• [Source material]:
===

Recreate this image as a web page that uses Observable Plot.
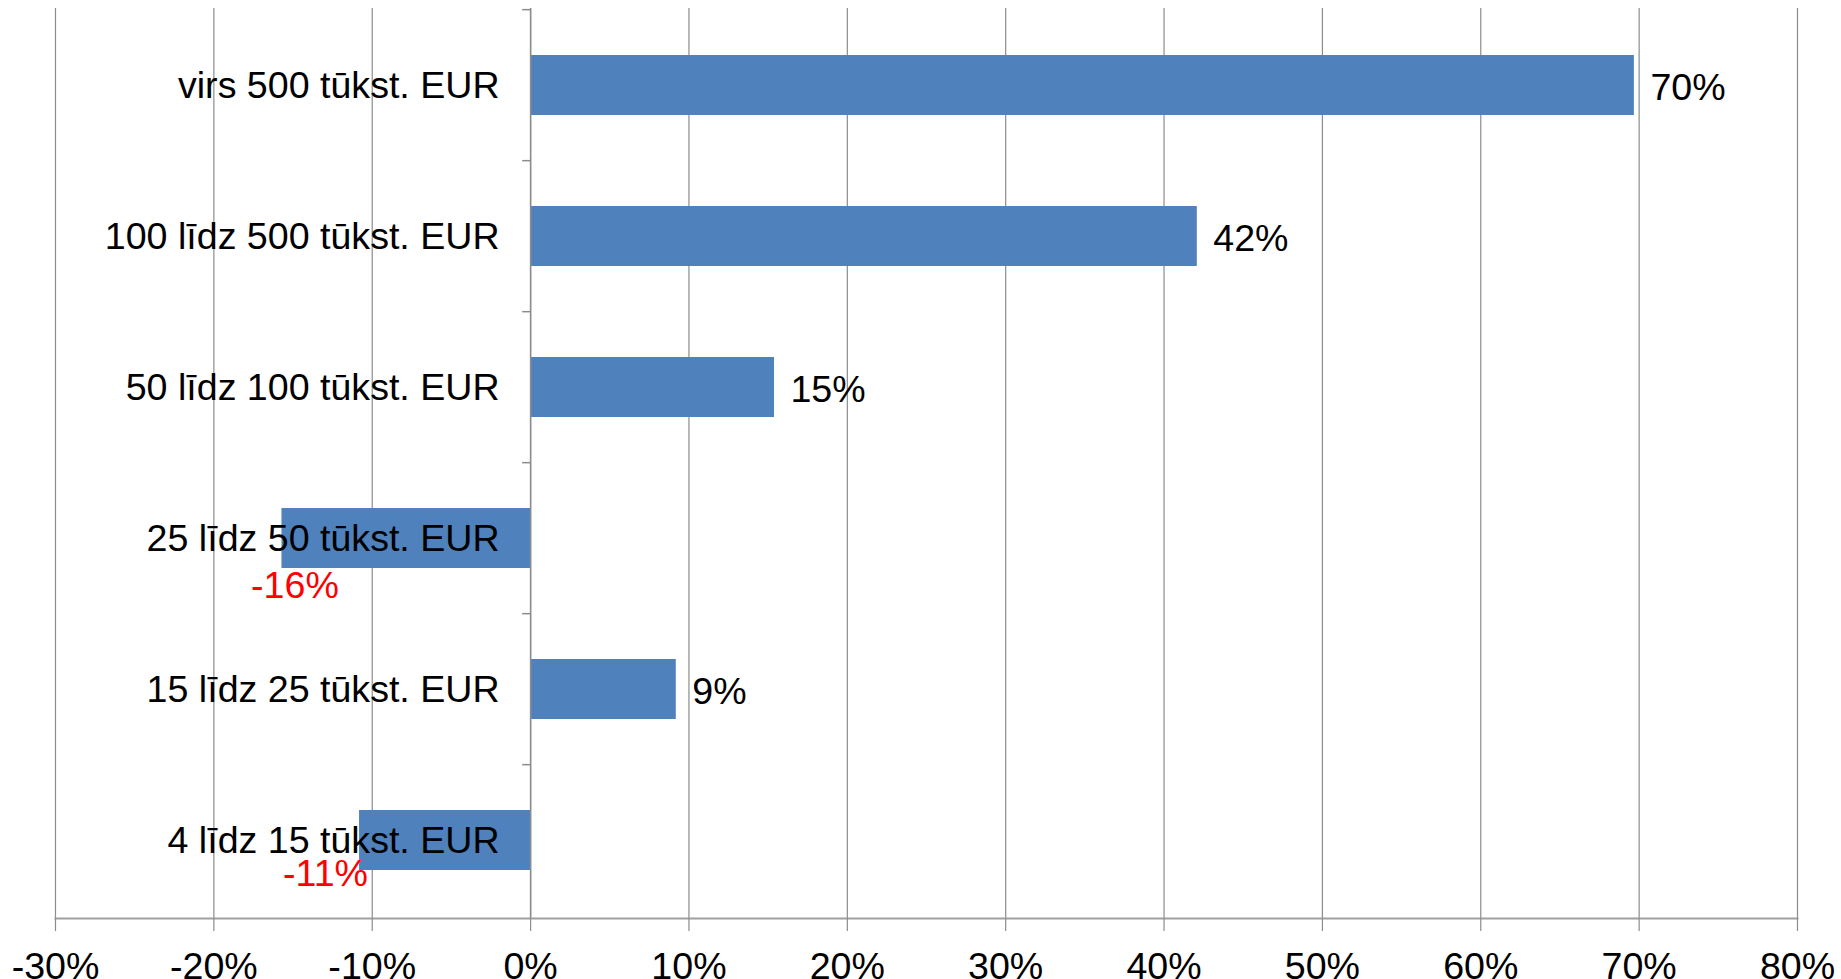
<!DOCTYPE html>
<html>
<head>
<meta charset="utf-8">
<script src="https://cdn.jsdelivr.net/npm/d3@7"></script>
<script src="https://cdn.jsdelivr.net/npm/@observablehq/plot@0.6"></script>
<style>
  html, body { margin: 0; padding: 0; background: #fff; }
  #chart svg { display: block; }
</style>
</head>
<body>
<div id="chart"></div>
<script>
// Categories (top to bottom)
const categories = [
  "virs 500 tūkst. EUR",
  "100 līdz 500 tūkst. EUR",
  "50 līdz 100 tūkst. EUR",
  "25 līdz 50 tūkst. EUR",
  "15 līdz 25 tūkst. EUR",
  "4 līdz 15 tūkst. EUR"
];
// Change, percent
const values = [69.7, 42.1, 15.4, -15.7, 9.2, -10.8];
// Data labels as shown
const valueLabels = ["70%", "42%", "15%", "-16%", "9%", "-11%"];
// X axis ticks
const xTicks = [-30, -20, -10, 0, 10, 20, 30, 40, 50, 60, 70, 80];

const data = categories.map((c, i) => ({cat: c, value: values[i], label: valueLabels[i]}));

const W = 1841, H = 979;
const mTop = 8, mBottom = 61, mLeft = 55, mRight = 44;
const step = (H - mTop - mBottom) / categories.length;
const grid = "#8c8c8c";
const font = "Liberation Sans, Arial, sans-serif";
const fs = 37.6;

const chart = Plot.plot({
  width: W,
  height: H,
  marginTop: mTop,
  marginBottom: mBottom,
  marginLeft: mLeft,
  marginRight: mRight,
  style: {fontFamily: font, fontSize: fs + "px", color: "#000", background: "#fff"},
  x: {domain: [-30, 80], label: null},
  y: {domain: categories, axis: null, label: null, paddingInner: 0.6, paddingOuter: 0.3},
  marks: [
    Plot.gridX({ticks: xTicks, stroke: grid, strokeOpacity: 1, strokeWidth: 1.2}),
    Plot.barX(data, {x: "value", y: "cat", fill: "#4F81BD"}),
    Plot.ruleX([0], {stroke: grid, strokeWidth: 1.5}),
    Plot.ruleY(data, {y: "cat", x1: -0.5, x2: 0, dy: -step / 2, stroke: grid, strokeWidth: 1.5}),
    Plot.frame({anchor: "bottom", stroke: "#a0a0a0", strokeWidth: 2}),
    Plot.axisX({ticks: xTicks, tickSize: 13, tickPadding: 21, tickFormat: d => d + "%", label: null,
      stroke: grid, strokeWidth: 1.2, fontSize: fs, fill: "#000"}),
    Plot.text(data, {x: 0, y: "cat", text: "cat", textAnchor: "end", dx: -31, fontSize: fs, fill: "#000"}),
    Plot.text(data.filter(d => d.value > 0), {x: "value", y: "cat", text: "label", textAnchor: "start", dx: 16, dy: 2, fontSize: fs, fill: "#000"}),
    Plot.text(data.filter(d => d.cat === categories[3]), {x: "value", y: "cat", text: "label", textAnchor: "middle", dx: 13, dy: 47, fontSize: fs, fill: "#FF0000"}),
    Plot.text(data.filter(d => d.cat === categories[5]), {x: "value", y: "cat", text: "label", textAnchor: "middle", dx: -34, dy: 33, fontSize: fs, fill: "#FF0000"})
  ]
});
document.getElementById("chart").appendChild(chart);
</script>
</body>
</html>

===

• [What is expected]: Repeat the listing above from its first line through the line that contains "const data = categories.map((c, i)", both included, and nothing more. Drop the pictures.

• [Complete output]:
Recreate this image as a web page that uses Observable Plot.
<!DOCTYPE html>
<html>
<head>
<meta charset="utf-8">
<script src="https://cdn.jsdelivr.net/npm/d3@7"></script>
<script src="https://cdn.jsdelivr.net/npm/@observablehq/plot@0.6"></script>
<style>
  html, body { margin: 0; padding: 0; background: #fff; }
  #chart svg { display: block; }
</style>
</head>
<body>
<div id="chart"></div>
<script>
// Categories (top to bottom)
const categories = [
  "virs 500 tūkst. EUR",
  "100 līdz 500 tūkst. EUR",
  "50 līdz 100 tūkst. EUR",
  "25 līdz 50 tūkst. EUR",
  "15 līdz 25 tūkst. EUR",
  "4 līdz 15 tūkst. EUR"
];
// Change, percent
const values = [69.7, 42.1, 15.4, -15.7, 9.2, -10.8];
// Data labels as shown
const valueLabels = ["70%", "42%", "15%", "-16%", "9%", "-11%"];
// X axis ticks
const xTicks = [-30, -20, -10, 0, 10, 20, 30, 40, 50, 60, 70, 80];

const data = categories.map((c, i) => ({cat: c, value: values[i], label: valueLabels[i]}));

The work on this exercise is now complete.